Avec seulement quatre longs métrages en 15 ans de carrière -tous d’incontestables succès-, Etienne Chatiliez a jusqu’ici conjugué avec un instinct infaillible la prudence et l’audace, l’intégrité et la séduction. Un tel exemple de franchise et de réussite (au prix toutefois d’une filmographie maigrichonne) mérite d’être salué, ne serait-ce que par cette capacité à faire un cinéma populaire qui échappe à la logique opportuniste et répétitive de la comédie consensuelle visant le prime-time du dimanche soir. Petit maître de la farce sociologique, créateur de quelques mémorables personnages de tête à claques et fort d’un ton libertaire et caustique qui n’appartient qu’à lui, il revient cette année avec Tanguy, portrait d’un brillant énergumène qui, à 28 ans passés, a du mal à décoller de chez papa-maman.

Normalien, agrégé de philo, Tanguy n’en finit pas de terminer sa thèse de chinois. Paul et Edith (Azéma et Dussolier), quinquagénaires friqués qui fréquentent le tout-Paris, commence à s’inquiéter de voir leur fils s’éterniser dans le magnifique appartement qu’ils occupent, faire entrave à leur intimité et même s’incruster dans leur cercle d’amis. Tanguy profite de la situation pour faire lambiner sa régulière, qui voudrait vivre avec lui, et pour ramener en douce ses conquêtes d’un soir dans sa chambre d’adolescent attardé. L’idée de quitter son nid douillet ne lui effleure pas une fois l’esprit, et le couple commence à prendre en grippe leur brillant rejeton devenu un intrus permanent. Face aux ruses inavouables de ses parents pour lui faire vider les lieux, Tanguy oppose tranquillement son indéfectible affection filiale, et s’accroche au foyer comme une moule au rocher… Le sujet de Tanguy vient d’un fait divers advenu en Italie que l’on a rapporté à l’auteur de Tatie Danielle (autre histoire d’incruste prenant le contre-pied des préjugés sur la famille) : un jeune homme de 30 ans avait traîné ses parents en justice pour les obliger à le reprendre sous leur toit. « Il m’est venu un petit sourire vicieux » confesse Chatiliez. Effectivement, on retrouve dans Tanguy son esprit de contradiction face aux idées bien pensantes sur les liens familiaux, son goût féroce pour les situations tordues et pourtant révélatrices de l’hypocrisie ambiante.

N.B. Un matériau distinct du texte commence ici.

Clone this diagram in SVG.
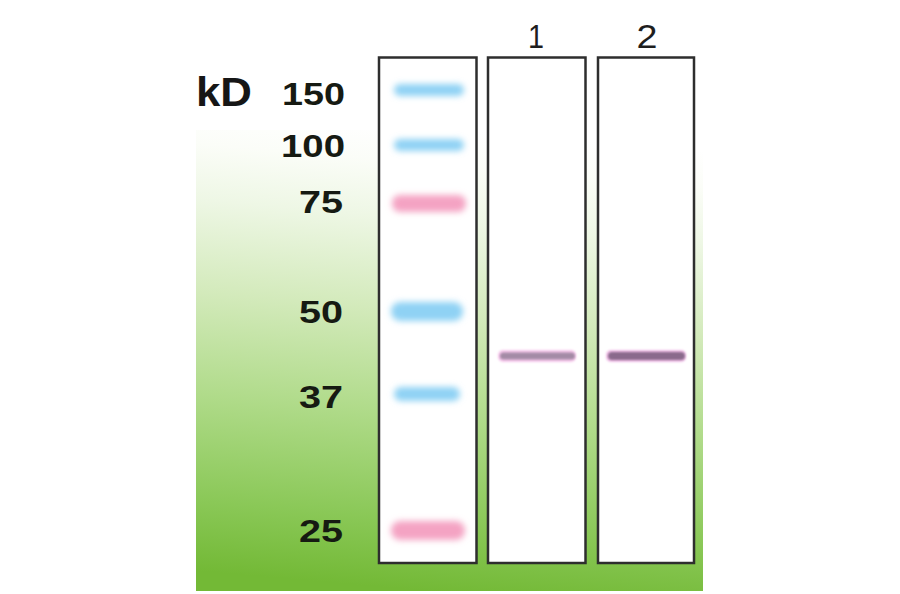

Malgré toutes ces bonnes intentions, et un casting irréprochable, le scénario de Laurent Chouchan s’essouffle un peu vite. On est rapidement déçu par un certain manque d’imagination dans les gags (dont beaucoup tombent à plat) et la pauvreté des trouvailles comiques. Certes, on retrouve les grincements jouissifs de Chatiliez, la noirceur d’un humour qui traque avec justesse et drôlerie l’obscénité des actes et des pensées : le gugus bien sous tout rapport est aussi un fieffé queutard qui trompe sans vergogne sa copine. Plus tard, Paul et Edith débarrassés de leur gamin se paient une lune de miel à la limite du ridicule. Mais en dépit de son amusant jusqu’au-boutisme, le film ne parvient pas à s’extraire d’une logique prévisible, et à nous surprendre autrement que par ses postulats de départ. Il s’installe un rythme laborieux et répétitif, auquel Chatiliez ne nous avait pas habitué. C’est dommage car si l’écriture perd en efficacité comique par rapport à ses précédents films, se contentant d’une mécanique facile et peu inspirée, la mise en scène de Chatiliez a gagné en mordant et en intelligence. Tangy est donc peut-être un rendez-vous manqué entre un réalisateur et son scénario (scénariste ?), et souffre finalement d’être une comédie un peu trop comme les autres.